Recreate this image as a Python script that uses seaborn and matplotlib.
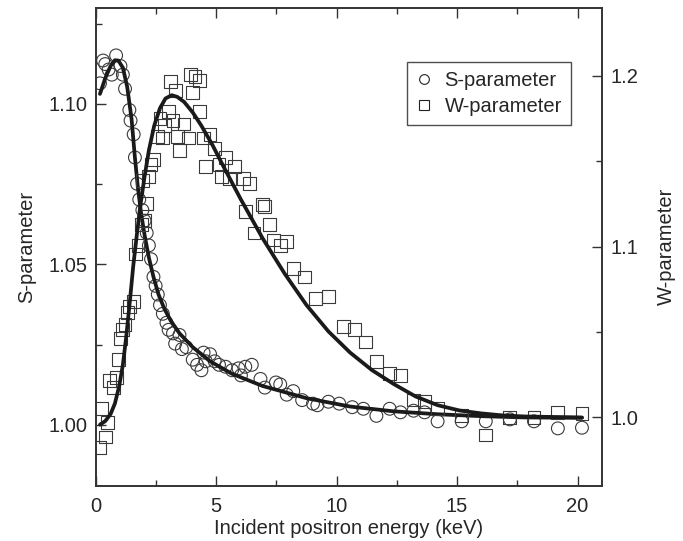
import numpy as np
import pandas as pd
import matplotlib
matplotlib.use("Agg")
import matplotlib.pyplot as plt
from matplotlib.lines import Line2D
from matplotlib.ticker import MultipleLocator, FormatStrFormatter
import seaborn as sns

# S-parameter data (circles)
s_energy = [0.18, 0.31, 0.40, 0.54, 0.67, 0.85, 1.03, 1.13, 1.22, 1.40, 1.45, 1.58, 1.63,
            1.72, 1.81, 1.94, 2.03, 2.12, 2.21, 2.30, 2.40, 2.49, 2.58, 2.67, 2.79, 2.94,
            3.03, 3.21, 3.30, 3.48, 3.58, 3.76, 4.03, 4.21, 4.39, 4.48, 4.57, 4.75, 4.94,
            5.12, 5.39, 5.66, 5.93, 6.03, 6.21, 6.48, 6.84, 7.02, 7.48, 7.66, 7.93, 8.20,
            8.57, 9.02, 9.20, 9.66, 10.11, 10.65, 11.11, 11.65, 12.20, 12.65, 13.19, 13.65,
            14.19, 15.19, 16.19, 17.19, 18.19, 19.18, 20.18]
s_value = [1.1064, 1.1135, 1.1124, 1.1107, 1.1091, 1.1151, 1.1118, 1.1091, 1.1047, 1.0981,
           1.0948, 1.0905, 1.0833, 1.0751, 1.0702, 1.0669, 1.0636, 1.0598, 1.0559, 1.0516,
           1.0461, 1.0433, 1.0406, 1.0373, 1.0346, 1.0318, 1.0296, 1.0285, 1.0253, 1.0280,
           1.0236, 1.0242, 1.0203, 1.0187, 1.0170, 1.0225, 1.0198, 1.0220, 1.0198, 1.0187,
           1.0181, 1.0170, 1.0176, 1.0154, 1.0181, 1.0187, 1.0143, 1.0116, 1.0132, 1.0126,
           1.0094, 1.0105, 1.0077, 1.0066, 1.0061, 1.0072, 1.0066, 1.0055, 1.0050, 1.0028,
           1.0050, 1.0039, 1.0044, 1.0039, 1.0011, 1.0011, 1.0011, 1.0017, 1.0011, 0.9989,
           0.9991]

# W-parameter data (squares)
w_energy = [0.18, 0.25, 0.40, 0.49, 0.58, 0.73, 0.85, 0.94, 1.03, 1.13, 1.22, 1.31, 1.42,
            1.58, 1.67, 1.76, 1.89, 2.03, 2.12, 1.94, 2.21, 2.30, 2.40, 2.58, 2.76, 2.67,
            2.85, 3.03, 3.12, 3.21, 3.30, 3.39, 3.48, 3.67, 3.85, 3.94, 4.12, 4.30, 4.03,
            4.30, 4.48, 4.57, 4.75, 4.94, 5.12, 5.21, 5.39, 5.57, 5.75, 6.12, 6.39, 6.21,
            6.57, 6.93, 7.02, 7.21, 7.39, 7.66, 7.93, 8.20, 8.66, 9.11, 9.66, 10.29, 10.74,
            11.20, 11.65, 12.20, 12.65, 13.19, 13.65, 14.19, 15.19, 16.19, 17.19, 18.19,
            19.18, 20.18]
w_value = [0.9825, 1.0051, 0.9886, 0.9969, 1.0216, 1.0175, 1.0236, 1.0339, 1.0463, 1.0514,
           1.0545, 1.0617, 1.0648, 1.0679, 1.0957, 1.1008, 1.1132, 1.1152, 1.1255, 1.1389,
           1.1409, 1.1481, 1.1512, 1.1646, 1.1636, 1.1749, 1.1708, 1.1790, 1.1965, 1.1739,
           1.1914, 1.1646, 1.1564, 1.1718, 1.1636, 1.2006, 1.1996, 1.1975, 1.1903, 1.1790,
           1.1636, 1.1471, 1.1656, 1.1574, 1.1481, 1.1409, 1.1523, 1.1399, 1.1471, 1.1399,
           1.1368, 1.1204, 1.1080, 1.1245, 1.1234, 1.1132, 1.1039, 1.1008, 1.1029, 1.0874,
           1.0823, 1.0699, 1.0710, 1.0535, 1.0514, 1.0442, 1.0329, 1.0257, 1.0247, 1.0103,
           1.0092, 1.0051, 1.0010, 0.9897, 1.0000, 1.0000, 1.0031, 1.0025]

# fitted curves
s_fit_energy = [0.18, 0.40, 0.62, 0.80, 0.94, 1.13, 1.31, 1.49, 1.63, 1.76, 1.89, 2.03,
                2.21, 2.40, 2.61, 2.85, 3.12, 3.48, 4.03, 4.75, 5.66, 6.93, 8.75, 10.56,
                12.38, 14.19, 16.00, 17.80, 20.18]
s_fit_value = [1.1031, 1.1080, 1.1118, 1.1136, 1.1135, 1.1113, 1.1053, 1.0954, 1.0833,
               1.0735, 1.0658, 1.0592, 1.0521, 1.0461, 1.0406, 1.0362, 1.0324, 1.0285,
               1.0242, 1.0198, 1.0159, 1.0121, 1.0083, 1.0057, 1.0042, 1.0033, 1.0027,
               1.0023, 1.0022]
w_fit_energy = [0.18, 0.40, 0.62, 0.80, 0.98, 1.13, 1.27, 1.42, 1.56, 1.71, 1.85, 2.03,
                2.21, 2.43, 2.67, 2.90, 3.16, 3.39, 3.67, 4.03, 4.39, 4.85, 5.30, 6.03,
                6.93, 7.84, 8.75, 9.66, 10.56, 11.47, 12.38, 13.28, 14.19, 15.10, 16.00,
                16.90, 17.80, 20.18]
w_fit_value = [0.9958, 0.9979, 1.0020, 1.0082, 1.0185, 1.0308, 1.0473, 1.0679, 1.0885,
               1.1070, 1.1234, 1.1409, 1.1564, 1.1708, 1.1811, 1.1868, 1.1887, 1.1877,
               1.1848, 1.1786, 1.1708, 1.1595, 1.1471, 1.1276, 1.1049, 1.0843, 1.0658,
               1.0504, 1.0380, 1.0277, 1.0195, 1.0123, 1.0072, 1.0041, 1.0024, 1.0012,
               1.0006, 1.0000]

s_df = pd.DataFrame({"energy": s_energy, "S": s_value})
w_df = pd.DataFrame({"energy": w_energy, "W": w_value})
s_fit = pd.DataFrame({"energy": s_fit_energy, "S": s_fit_value})
w_fit = pd.DataFrame({"energy": w_fit_energy, "W": w_fit_value})

sns.set_style("ticks")
plt.rcParams["font.family"] = ["Liberation Sans Narrow", "Liberation Sans", "DejaVu Sans"]
fs = 14.5

fig, ax = plt.subplots(figsize=(6.83, 5.41), dpi=100)
fig.subplots_adjust(left=0.140, right=0.881, top=0.986, bottom=0.102)
ax2 = ax.twinx()

mk = dict(facecolor="none", edgecolor="#3a3a3a", linewidth=0.8, s=85, legend=False)
sns.scatterplot(data=s_df, x="energy", y="S", marker="o", ax=ax, zorder=2, **mk)
sns.scatterplot(data=w_df, x="energy", y="W", marker="s", ax=ax2, zorder=2, **mk)
sns.lineplot(data=s_fit, x="energy", y="S", color="#1a1a1a", lw=2.7, ax=ax, zorder=3)
sns.lineplot(data=w_fit, x="energy", y="W", color="#1a1a1a", lw=2.7, ax=ax2, zorder=3)

ax.set_xlim(0, 21)
ax.set_ylim(0.981, 1.130)
ax2.set_ylim(0.960, 1.240)

ax.xaxis.set_major_locator(MultipleLocator(5))
ax.xaxis.set_minor_locator(MultipleLocator(2.5))
ax.yaxis.set_major_locator(MultipleLocator(0.05))
ax.yaxis.set_minor_locator(MultipleLocator(0.025))
ax2.yaxis.set_major_locator(MultipleLocator(0.1))
ax2.yaxis.set_minor_locator(MultipleLocator(0.05))
ax.yaxis.set_major_formatter(FormatStrFormatter("%.2f"))
ax2.yaxis.set_major_formatter(FormatStrFormatter("%.1f"))

ax.tick_params(axis="x", which="both", direction="in", top=True, labelsize=fs, pad=8)
ax.tick_params(axis="y", which="both", direction="in", labelsize=fs, pad=6)
ax2.tick_params(axis="y", which="both", direction="in", labelsize=fs, pad=6)
for a in (ax, ax2):
    a.tick_params(which="major", length=7, width=1, color="#333333")
    a.tick_params(which="minor", length=4.5, width=1, color="#333333")
    for sp in a.spines.values():
        sp.set_linewidth(1.2)
        sp.set_color("#333333")

ax.set_xlabel("Incident positron energy (keV)", fontsize=fs, labelpad=2)
ax.set_ylabel("S-parameter", fontsize=fs, labelpad=9)
ax2.set_ylabel("W-parameter", fontsize=fs, rotation=90, labelpad=14)

handles = [
    Line2D([], [], ls="none", marker="o", ms=7, mfc="none", mec="#222222", mew=0.8, label="S-parameter"),
    Line2D([], [], ls="none", marker="s", ms=7, mfc="none", mec="#222222", mew=0.8, label="W-parameter"),
]
leg = ax2.legend(handles=handles, loc="upper right", bbox_to_anchor=(0.939, 0.886),
                 borderaxespad=0, fontsize=fs, frameon=True, fancybox=False,
                 handlelength=0.8, handletextpad=0.6, borderpad=0.45, labelspacing=0.35)
leg.get_frame().set_edgecolor("#222222")
leg.get_frame().set_linewidth(1.0)

fig.savefig("out.png", dpi=100)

▬▬▬▬▬▬

TASK STATEMENT
Give again, word for word, every line from the top of the data through the line with "import seaborn as sns", both ends included, and exclude the pictures.

ANSWER TO THIS EXERCISE
Recreate this image as a Python script that uses seaborn and matplotlib.
import numpy as np
import pandas as pd
import matplotlib
matplotlib.use("Agg")
import matplotlib.pyplot as plt
from matplotlib.lines import Line2D
from matplotlib.ticker import MultipleLocator, FormatStrFormatter
import seaborn as sns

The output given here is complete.